### TO DO:
Please print exactly the lines below, from the start of the material up to and including the line with "var y = d3.scaleLog().domain([1e-13, 1e-7]).range([height, 0]);", but none of the pictures.

■ ■ ■ ■ ■ ■ ■

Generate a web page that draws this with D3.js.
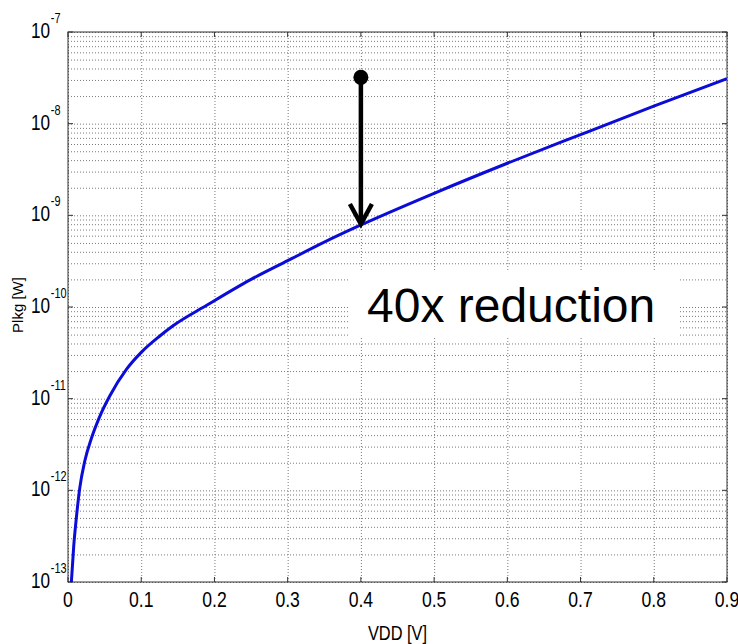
<!DOCTYPE html>
<html>
<head>
<meta charset="utf-8">
<script src="https://cdnjs.cloudflare.com/ajax/libs/d3/7.8.5/d3.min.js"></script>
<style>
	body { margin: 0; background: #fff; }
	svg { display: block; font-family: "Liberation Sans", Arial, sans-serif; }
	.grid line { stroke: #7a7a7a; stroke-dasharray: 1,2; }
	.grid path { display: none; }
</style>
</head>
<body>
<div id="graph"></div>
<script>
//leakage power against supply voltage
var vdd  = [0.0046, 0.0078, 0.0115, 0.016, 0.023, 0.032, 0.043, 0.057, 0.080, 0.100, 0.125, 0.143, 0.19, 0.25, 0.30, 0.35, 0.40, 0.50, 0.60, 0.70, 0.80, 0.90];
var plkg = [1.0e-13, 2.45e-13, 5.1e-13, 1.05e-12, 2.1e-12, 3.7e-12, 6.3e-12, 1.07e-11, 2.1e-11, 3.2e-11, 4.8e-11, 6.2e-11, 1.05e-10, 2.0e-10, 3.2e-10, 5.1e-10, 7.85e-10, 1.74e-9, 3.7e-9, 7.6e-9, 1.55e-8, 3.1e-8];

var xTicks = [0, 0.1, 0.2, 0.3, 0.4, 0.5, 0.6, 0.7, 0.8, 0.9];
var yExponents = [-7, -8, -9, -10, -11, -12, -13];

//the arrow drawn at 0.4 V
var arrowV = 0.4;
var arrowFrom = 3.2e-8;
var arrowTo = 7.85e-10;
var noteText = "40x reduction";

var xLabel = "VDD [V]";
var yLabel = "Plkg [W]";

(function(){
	"use strict";

	var margin = {top: 32, right: 11, bottom: 62, left: 68};
	var width = 738 - margin.left - margin.right;
	var height = 644 - margin.top - margin.bottom;

	var svg = d3.select("#graph").append("svg")
		.attr("width", 738)
		.attr("height", 644);
	var g = svg.append("g").attr("transform", "translate(" + margin.left + "," + margin.top + ")");

	var x = d3.scaleLinear().domain([0, 0.9]).range([0, width]);
	var y = d3.scaleLog().domain([1e-13, 1e-7]).range([height, 0]);

	//minor grid values, 2..9 times each decade
	var minor = [];
	yExponents.forEach(function(e) {
		if (e === -7) return;
		for (var m = 2; m < 10; m++) minor.push(m * Math.pow(10, e));
	});
	var decades = yExponents.map(function(e) { return Math.pow(10, e); });

	//dotted grid lines
	g.append("g").attr("class", "grid")
		.call(d3.axisLeft(y).tickValues(minor.concat(decades)).tickSize(-width).tickFormat(""));
	g.append("g").attr("class", "grid")
		.attr("transform", "translate(0," + height + ")")
		.call(d3.axisBottom(x).tickValues(xTicks).tickSize(-height).tickFormat(""));

	//box round the plot
	g.append("rect")
		.attr("width", width)
		.attr("height", height)
		.attr("fill", "none")
		.attr("stroke", "#333")
		.attr("stroke-width", 1);

	//inward tick marks on all four sides
	var tk = 5;
	xTicks.forEach(function(v) {
		g.append("line").attr("x1", x(v)).attr("x2", x(v)).attr("y1", height).attr("y2", height - tk).attr("stroke", "#333");
		g.append("line").attr("x1", x(v)).attr("x2", x(v)).attr("y1", 0).attr("y2", tk).attr("stroke", "#333");
	});
	decades.forEach(function(v) {
		g.append("line").attr("x1", 0).attr("x2", tk).attr("y1", y(v)).attr("y2", y(v)).attr("stroke", "#333");
		g.append("line").attr("x1", width).attr("x2", width - tk).attr("y1", y(v)).attr("y2", y(v)).attr("stroke", "#333");
	});

	//x tick labels, a bit narrow like the original
	xTicks.forEach(function(v) {
		g.append("g")
			.attr("transform", "translate(" + x(v) + "," + (height + 25) + ") scale(0.8,1)")
			.append("text")
			.attr("text-anchor", "middle")
			.attr("font-size", "22px")
			.attr("fill", "#000")
			.text(v === 0 ? "0" : d3.format(".1f")(v));
	});

	//y tick labels as 10 with superscript exponent
	yExponents.forEach(function(e) {
		var lab = g.append("g")
			.attr("transform", "translate(-18," + (y(Math.pow(10, e)) + 6) + ") scale(0.78,1)");
		lab.append("text")
			.attr("text-anchor", "end")
			.attr("font-size", "22px")
			.attr("fill", "#000")
			.text("10");
		lab.append("text")
			.attr("x", 1)
			.attr("y", -15)
			.attr("font-size", "14px")
			.attr("fill", "#000")
			.text(String(e));
	});

	//axis titles
	g.append("g")
		.attr("transform", "translate(" + (width / 2) + "," + (height + 58) + ") scale(0.78,1)")
		.append("text")
		.attr("text-anchor", "middle")
		.attr("font-size", "21px")
		.attr("fill", "#000")
		.text(xLabel);
	g.append("text")
		.attr("transform", "translate(-45," + (height / 2 - 2) + ") rotate(-90)")
		.attr("text-anchor", "middle")
		.attr("font-size", "15px")
		.attr("fill", "#000")
		.text(yLabel);

	//the curve
	svg.append("clipPath").attr("id", "clip")
		.append("rect").attr("width", width).attr("height", height);

	var line = d3.line()
		.x(function(d, i) { return x(vdd[i]); })
		.y(function(d) { return y(d); })
		.curve(d3.curveMonotoneX);

	g.append("path")
		.datum(plkg)
		.attr("clip-path", "url(#clip)")
		.attr("fill", "none")
		.attr("stroke", "#0c0cd8")
		.attr("stroke-width", 3)
		.attr("d", line);

	//arrow showing the reduction
	var ax = x(arrowV), y0 = y(arrowFrom), y1 = y(arrowTo);
	g.append("line")
		.attr("x1", ax).attr("x2", ax)
		.attr("y1", y0).attr("y2", y1 - 2)
		.attr("stroke", "#000")
		.attr("stroke-width", 4.5);
	g.append("circle")
		.attr("cx", ax).attr("cy", y0)
		.attr("r", 7.5)
		.attr("fill", "#000");
	g.append("polyline")
		.attr("points", [[ax - 11, y1 - 21], [ax, y1 - 1], [ax + 11, y1 - 21]].join(" "))
		.attr("fill", "none")
		.attr("stroke", "#000")
		.attr("stroke-width", 4.5)
		.attr("stroke-linejoin", "miter");

	//white note box with the label
	g.append("rect")
		.attr("x", 348 - margin.left)
		.attr("y", 270 - margin.top)
		.attr("width", 330)
		.attr("height", 68)
		.attr("fill", "#fff");
	g.append("text")
		.attr("x", 367 - margin.left)
		.attr("y", 322 - margin.top)
		.attr("font-size", "48px")
		.attr("fill", "#000")
		.text(noteText);
})();
</script>
</body>
</html>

■ ■ ■ ■ ■ ■ ■

### TASK SOLUTION:
Generate a web page that draws this with D3.js.
<!DOCTYPE html>
<html>
<head>
<meta charset="utf-8">
<script src="https://cdnjs.cloudflare.com/ajax/libs/d3/7.8.5/d3.min.js"></script>
<style>
	body { margin: 0; background: #fff; }
	svg { display: block; font-family: "Liberation Sans", Arial, sans-serif; }
	.grid line { stroke: #7a7a7a; stroke-dasharray: 1,2; }
	.grid path { display: none; }
</style>
</head>
<body>
<div id="graph"></div>
<script>
//leakage power against supply voltage
var vdd  = [0.0046, 0.0078, 0.0115, 0.016, 0.023, 0.032, 0.043, 0.057, 0.080, 0.100, 0.125, 0.143, 0.19, 0.25, 0.30, 0.35, 0.40, 0.50, 0.60, 0.70, 0.80, 0.90];
var plkg = [1.0e-13, 2.45e-13, 5.1e-13, 1.05e-12, 2.1e-12, 3.7e-12, 6.3e-12, 1.07e-11, 2.1e-11, 3.2e-11, 4.8e-11, 6.2e-11, 1.05e-10, 2.0e-10, 3.2e-10, 5.1e-10, 7.85e-10, 1.74e-9, 3.7e-9, 7.6e-9, 1.55e-8, 3.1e-8];

var xTicks = [0, 0.1, 0.2, 0.3, 0.4, 0.5, 0.6, 0.7, 0.8, 0.9];
var yExponents = [-7, -8, -9, -10, -11, -12, -13];

//the arrow drawn at 0.4 V
var arrowV = 0.4;
var arrowFrom = 3.2e-8;
var arrowTo = 7.85e-10;
var noteText = "40x reduction";

var xLabel = "VDD [V]";
var yLabel = "Plkg [W]";

(function(){
	"use strict";

	var margin = {top: 32, right: 11, bottom: 62, left: 68};
	var width = 738 - margin.left - margin.right;
	var height = 644 - margin.top - margin.bottom;

	var svg = d3.select("#graph").append("svg")
		.attr("width", 738)
		.attr("height", 644);
	var g = svg.append("g").attr("transform", "translate(" + margin.left + "," + margin.top + ")");

	var x = d3.scaleLinear().domain([0, 0.9]).range([0, width]);
	var y = d3.scaleLog().domain([1e-13, 1e-7]).range([height, 0]);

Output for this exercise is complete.